WHAT NEEDS TO BE DONE: Drop the pictures and give back word for word the lines from the line holding "Convert this diagram to TikZ code." to the line holding "radius=174, y radius=163];", both included.

RECORDS PROVIDED:
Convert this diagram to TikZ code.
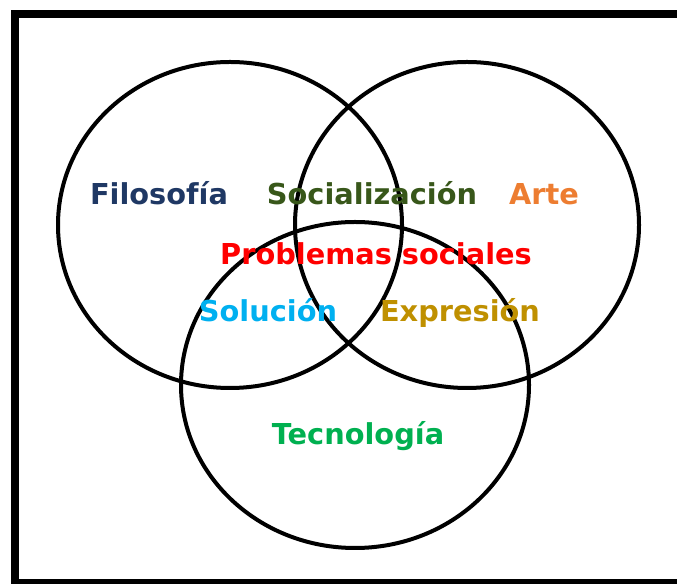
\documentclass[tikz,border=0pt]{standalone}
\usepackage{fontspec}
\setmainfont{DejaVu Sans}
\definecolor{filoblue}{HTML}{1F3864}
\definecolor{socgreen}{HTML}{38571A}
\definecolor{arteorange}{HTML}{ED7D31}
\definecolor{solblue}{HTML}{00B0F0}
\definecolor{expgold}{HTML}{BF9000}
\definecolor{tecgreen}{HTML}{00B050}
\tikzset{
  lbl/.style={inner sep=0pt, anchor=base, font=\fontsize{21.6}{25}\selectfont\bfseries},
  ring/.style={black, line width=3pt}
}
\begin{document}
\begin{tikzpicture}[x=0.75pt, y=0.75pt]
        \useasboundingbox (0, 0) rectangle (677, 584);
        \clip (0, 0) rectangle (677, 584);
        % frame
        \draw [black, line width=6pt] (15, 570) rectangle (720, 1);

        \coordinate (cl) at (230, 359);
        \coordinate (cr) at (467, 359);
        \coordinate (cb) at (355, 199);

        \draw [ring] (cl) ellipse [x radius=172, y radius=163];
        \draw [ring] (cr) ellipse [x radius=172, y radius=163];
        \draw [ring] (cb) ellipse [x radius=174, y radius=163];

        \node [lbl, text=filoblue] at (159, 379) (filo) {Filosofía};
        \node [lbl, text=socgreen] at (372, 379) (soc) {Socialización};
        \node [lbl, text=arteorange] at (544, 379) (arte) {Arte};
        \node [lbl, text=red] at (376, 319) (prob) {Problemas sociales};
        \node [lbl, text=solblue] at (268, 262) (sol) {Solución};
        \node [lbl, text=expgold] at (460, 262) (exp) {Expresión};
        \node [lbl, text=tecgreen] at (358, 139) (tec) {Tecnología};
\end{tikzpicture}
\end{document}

==

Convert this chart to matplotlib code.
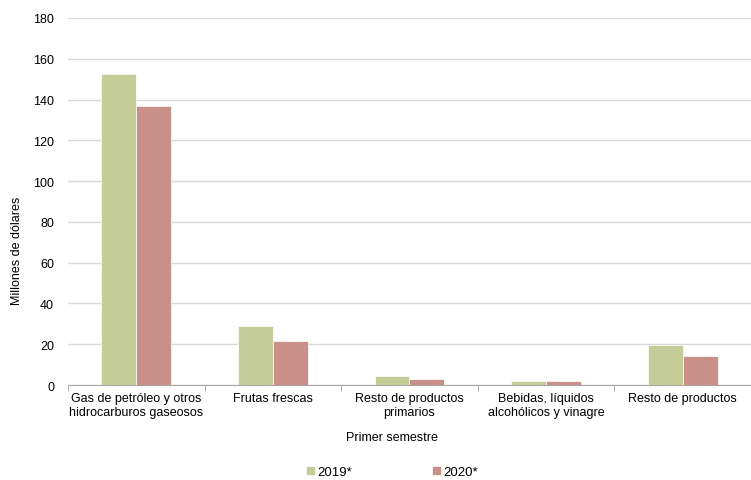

EXPECTED ANSWER:
Convert this diagram to TikZ code.
\documentclass[tikz,border=0pt]{standalone}
\usepackage{fontspec}
\setmainfont{DejaVu Sans}
\definecolor{filoblue}{HTML}{1F3864}
\definecolor{socgreen}{HTML}{38571A}
\definecolor{arteorange}{HTML}{ED7D31}
\definecolor{solblue}{HTML}{00B0F0}
\definecolor{expgold}{HTML}{BF9000}
\definecolor{tecgreen}{HTML}{00B050}
\tikzset{
  lbl/.style={inner sep=0pt, anchor=base, font=\fontsize{21.6}{25}\selectfont\bfseries},
  ring/.style={black, line width=3pt}
}
\begin{document}
\begin{tikzpicture}[x=0.75pt, y=0.75pt]
        \useasboundingbox (0, 0) rectangle (677, 584);
        \clip (0, 0) rectangle (677, 584);
        % frame
        \draw [black, line width=6pt] (15, 570) rectangle (720, 1);

        \coordinate (cl) at (230, 359);
        \coordinate (cr) at (467, 359);
        \coordinate (cb) at (355, 199);

        \draw [ring] (cl) ellipse [x radius=172, y radius=163];
        \draw [ring] (cr) ellipse [x radius=172, y radius=163];
        \draw [ring] (cb) ellipse [x radius=174, y radius=163];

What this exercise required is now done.